Too high a voltage at default? - a core voltage value or offset, either plus or minus, is/can be applied within XTU, identically as if it had been set in the BIOS; ergo there is no default voltage increase or decrease applied. (THis fault would actually readily apply to any BIOS within any mainboard manufacturer, but, can be quickly overridden within the XTU)
The ability to manipulate base clock speed of 100 MHz is there, but, I don't know many that advocate this on today's mainboards.
The normal Intel power limits may also be tweaked here, as well as applying AVX offsets. and desired clockspeed/multiplier values entered for specific number of cores active. User may adjust Turbo Boost features (on/off, short boost power max, max power enable, boost duration, etc) a lower cache clock speed may be specified if desired.

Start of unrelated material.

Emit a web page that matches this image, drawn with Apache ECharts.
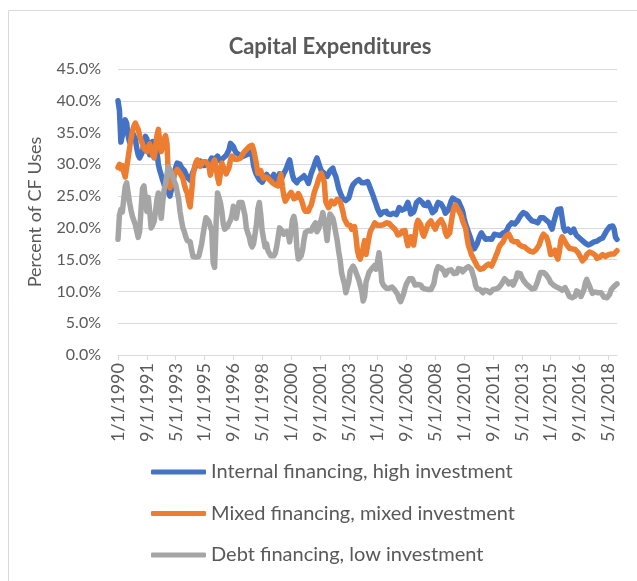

stress Test - although the XTU does include both CPU/RAM stress test options (which have fluctuating workloads that induce temperature peaks approximately equal to those of CPU-Z's included stress routines), those are to be run manually, and are not used in some 'auto-tuning'/stability test. No one included test is really a test of stability anyway, as what good does it do to pass Prime 95/small FFTs, but, fail in CInebench/Blender, or hard reset in gaming, etc..? With SpeedStep still enabled and Balanced still selected in power plans, the rig still turbos to the high specified maximums, but, downclocks to 800-1200 MHz when loafing at the desktop, etc..
Last but not least, an XTU config file is referenced/accessed very early in each bootup; if the file was not accessed/correctly appended during a clean shutdown, all values manipulated in XTU are set aside/returned to default, quite useful if one has overstepped the bounds of stability in the search for that last 100 MHz, etc...
Intel's XTU has been a delight to work with, a very quick way to access ~90% of what most folks tweak in the BIOS. Are there a few more options in the BIOS? Of course.